§ **Exercise**
Give the data again exactly as written, skipping any pictures.

§ **Information shown**
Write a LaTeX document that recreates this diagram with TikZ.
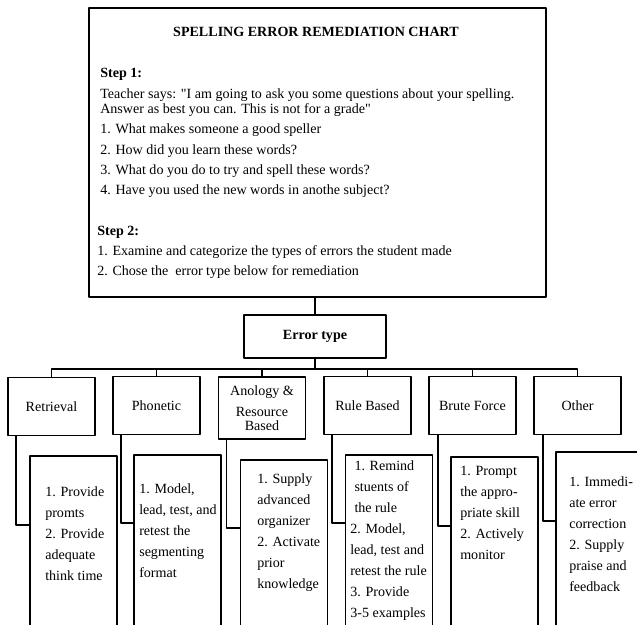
\documentclass[tikz,border=0pt]{standalone}
\usepackage{fontspec}
\setmainfont{Liberation Serif}
\usetikzlibrary{calc}
\tikzset{
  box/.style={draw, line width=1.2pt, inner sep=0pt},
  cat/.style={box, minimum width=2.175cm, minimum height=1.45cm, align=center},
  detail/.style={box, minimum width=2.175cm, minimum height=6cm, anchor=north},
  item/.style={anchor=base west, inner sep=0pt},
  note/.style={anchor=north west, inner sep=0pt, align=left},
  wire/.style={line width=1.2pt},
}
\begin{document}
\begin{tikzpicture}[x=0.025cm, y=-0.025cm, font=\fontsize{10}{15}\selectfont, line join=round, line cap=round]
	\clip (0,0) rectangle (637,624);
	% chart
	\node[box, minimum width=11.425cm, minimum height=7.225cm] (chart) at (317.5,152.5) {};
	\node[inner sep=0pt, anchor=base] (title) at (316,37) {\textbf{SPELLING ERROR REMEDIATION CHART}};
	\node[item] (step1) at (100,78) {\textbf{Step 1:}};
	\node[item] (say1) at (100,98) {Teacher says: \textquotedbl I am going to ask you some questions about your spelling.};
	\node[item] (say2) at (100,113) {Answer as best you can. This is not for a grade\textquotedbl};
	\node[item] (q1) at (100,133) {1. What makes someone a good speller};
	\node[item] (q2) at (100,154) {2. How did you learn these words?};
	\node[item] (q3) at (100,174) {3. What do you do to try and spell these words?};
	\node[item] (q4) at (100,194) {4. Have you used the new words in anothe subject?};
	\node[item] (step2) at (97,235) {\textbf{Step 2:}};
	\node[item] (do1) at (97,255) {1. Examine and categorize the types of errors the student made};
	\node[item] (do2) at (97,275) {2. Chose the\ \ error type below for remediation};
	% error types
	\node[box, minimum width=3.55cm, minimum height=1.075cm] (type) at (315,336.5) {\textbf{Error type}};
	\node[cat] (ret) at (51.5,406.5) {Retrieval};
	\node[cat] (pho) at (156.5,405.5) {Phonetic};
	\node[cat, minimum height=1.55cm] (ana) at (262,408) {Anology \&\\Resource\\[-5pt]Based};
	\node[cat] (rul) at (367.5,405.5) {Rule Based};
	\node[cat] (bru) at (472.5,405.5) {Brute Force};
	\node[cat] (oth) at (577.5,405.5) {Other};
	\draw[wire] (type.north) -- (type.north |- chart.south);
	\coordinate (bar) at ($(type.south)+(0,10)$);
	\draw[wire] (type.south) -- (bar);
	\draw[wire] (bar) -| (ret.north);
	\draw[wire] (bar) -| (pho.north);
	\draw[wire] (bar) -| (ana.north);
	\draw[wire] (bar) -| (rul.north);
	\draw[wire] (bar) -| (bru.north);
	\draw[wire] (bar) -| (oth.north);
	% remedies
	\node[detail] (retd) at (73.5,455) {};
	\node[detail] (phod) at (177.5,454) {};
	\node[detail] (anad) at (284,459) {};
	\node[detail] (ruld) at (389,454) {};
	\node[detail] (brud) at (494.5,456) {};
	\node[detail] (othd) at (599.5,451) {};
	\node[note] (rettxt) at (45,486) {1. Provide\\promts\\2. Provide\\adequate\\think time};
	\node[note] (photxt) at (139,483) {1. Model,\\lead, test, and\\retest the\\segmenting\\format};
	\node[note] (anatxt) at (257,473) {1. Supply\\advanced\\organizer\\2. Activate\\prior\\knowledge};
	\node[note] (rultxt) at (350,460) {\hspace*{3pt}1. Remind\\\hspace*{3pt}stuents of\\\hspace*{3pt}the rule\\2. Model,\\lead, test and\\retest the rule\\3. Provide\\3-5 examples};
	\node[note] (brutxt) at (460,466) {1. Prompt\\the appro-\\priate skill\\2. Actively\\monitor};
	\node[note] (othtxt) at (569,476) {1. Immedi-\\ate error\\correction\\2. Supply\\praise and\\feedback};
	\draw[wire] ($(ret.south west)+(9,0)$) |- ($(retd.north west)+(0,70)$);
	\draw[wire] ($(pho.south west)+(9,0)$) |- ($(phod.north west)+(0,69)$);
	\draw[wire] ($(ana.south west)+(9,0)$) |- ($(anad.north west)+(0,69)$);
	\draw[wire] ($(rul.south west)+(9,0)$) |- ($(ruld.north west)+(0,69)$);
	\draw[wire] ($(bru.south west)+(10,0)$) |- ($(brud.north west)+(0,70)$);
	\draw[wire] ($(oth.south west)+(10,0)$) |- ($(othd.north west)+(0,70)$);
\end{tikzpicture}
\end{document}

§ **Task output**
Write a LaTeX document that recreates this diagram with TikZ.
\documentclass[tikz,border=0pt]{standalone}
\usepackage{fontspec}
\setmainfont{Liberation Serif}
\usetikzlibrary{calc}
\tikzset{
  box/.style={draw, line width=1.2pt, inner sep=0pt},
  cat/.style={box, minimum width=2.175cm, minimum height=1.45cm, align=center},
  detail/.style={box, minimum width=2.175cm, minimum height=6cm, anchor=north},
  item/.style={anchor=base west, inner sep=0pt},
  note/.style={anchor=north west, inner sep=0pt, align=left},
  wire/.style={line width=1.2pt},
}
\begin{document}
\begin{tikzpicture}[x=0.025cm, y=-0.025cm, font=\fontsize{10}{15}\selectfont, line join=round, line cap=round]
	\clip (0,0) rectangle (637,624);
	% chart
	\node[box, minimum width=11.425cm, minimum height=7.225cm] (chart) at (317.5,152.5) {};
	\node[inner sep=0pt, anchor=base] (title) at (316,37) {\textbf{SPELLING ERROR REMEDIATION CHART}};
	\node[item] (step1) at (100,78) {\textbf{Step 1:}};
	\node[item] (say1) at (100,98) {Teacher says: \textquotedbl I am going to ask you some questions about your spelling.};
	\node[item] (say2) at (100,113) {Answer as best you can. This is not for a grade\textquotedbl};
	\node[item] (q1) at (100,133) {1. What makes someone a good speller};
	\node[item] (q2) at (100,154) {2. How did you learn these words?};
	\node[item] (q3) at (100,174) {3. What do you do to try and spell these words?};
	\node[item] (q4) at (100,194) {4. Have you used the new words in anothe subject?};
	\node[item] (step2) at (97,235) {\textbf{Step 2:}};
	\node[item] (do1) at (97,255) {1. Examine and categorize the types of errors the student made};
	\node[item] (do2) at (97,275) {2. Chose the\ \ error type below for remediation};
	% error types
	\node[box, minimum width=3.55cm, minimum height=1.075cm] (type) at (315,336.5) {\textbf{Error type}};
	\node[cat] (ret) at (51.5,406.5) {Retrieval};
	\node[cat] (pho) at (156.5,405.5) {Phonetic};
	\node[cat, minimum height=1.55cm] (ana) at (262,408) {Anology \&\\Resource\\[-5pt]Based};
	\node[cat] (rul) at (367.5,405.5) {Rule Based};
	\node[cat] (bru) at (472.5,405.5) {Brute Force};
	\node[cat] (oth) at (577.5,405.5) {Other};
	\draw[wire] (type.north) -- (type.north |- chart.south);
	\coordinate (bar) at ($(type.south)+(0,10)$);
	\draw[wire] (type.south) -- (bar);
	\draw[wire] (bar) -| (ret.north);
	\draw[wire] (bar) -| (pho.north);
	\draw[wire] (bar) -| (ana.north);
	\draw[wire] (bar) -| (rul.north);
	\draw[wire] (bar) -| (bru.north);
	\draw[wire] (bar) -| (oth.north);
	% remedies
	\node[detail] (retd) at (73.5,455) {};
	\node[detail] (phod) at (177.5,454) {};
	\node[detail] (anad) at (284,459) {};
	\node[detail] (ruld) at (389,454) {};
	\node[detail] (brud) at (494.5,456) {};
	\node[detail] (othd) at (599.5,451) {};
	\node[note] (rettxt) at (45,486) {1. Provide\\promts\\2. Provide\\adequate\\think time};
	\node[note] (photxt) at (139,483) {1. Model,\\lead, test, and\\retest the\\segmenting\\format};
	\node[note] (anatxt) at (257,473) {1. Supply\\advanced\\organizer\\2. Activate\\prior\\knowledge};
	\node[note] (rultxt) at (350,460) {\hspace*{3pt}1. Remind\\\hspace*{3pt}stuents of\\\hspace*{3pt}the rule\\2. Model,\\lead, test and\\retest the rule\\3. Provide\\3-5 examples};
	\node[note] (brutxt) at (460,466) {1. Prompt\\the appro-\\priate skill\\2. Actively\\monitor};
	\node[note] (othtxt) at (569,476) {1. Immedi-\\ate error\\correction\\2. Supply\\praise and\\feedback};
	\draw[wire] ($(ret.south west)+(9,0)$) |- ($(retd.north west)+(0,70)$);
	\draw[wire] ($(pho.south west)+(9,0)$) |- ($(phod.north west)+(0,69)$);
	\draw[wire] ($(ana.south west)+(9,0)$) |- ($(anad.north west)+(0,69)$);
	\draw[wire] ($(rul.south west)+(9,0)$) |- ($(ruld.north west)+(0,69)$);
	\draw[wire] ($(bru.south west)+(10,0)$) |- ($(brud.north west)+(0,70)$);
	\draw[wire] ($(oth.south west)+(10,0)$) |- ($(othd.north west)+(0,70)$);
\end{tikzpicture}
\end{document}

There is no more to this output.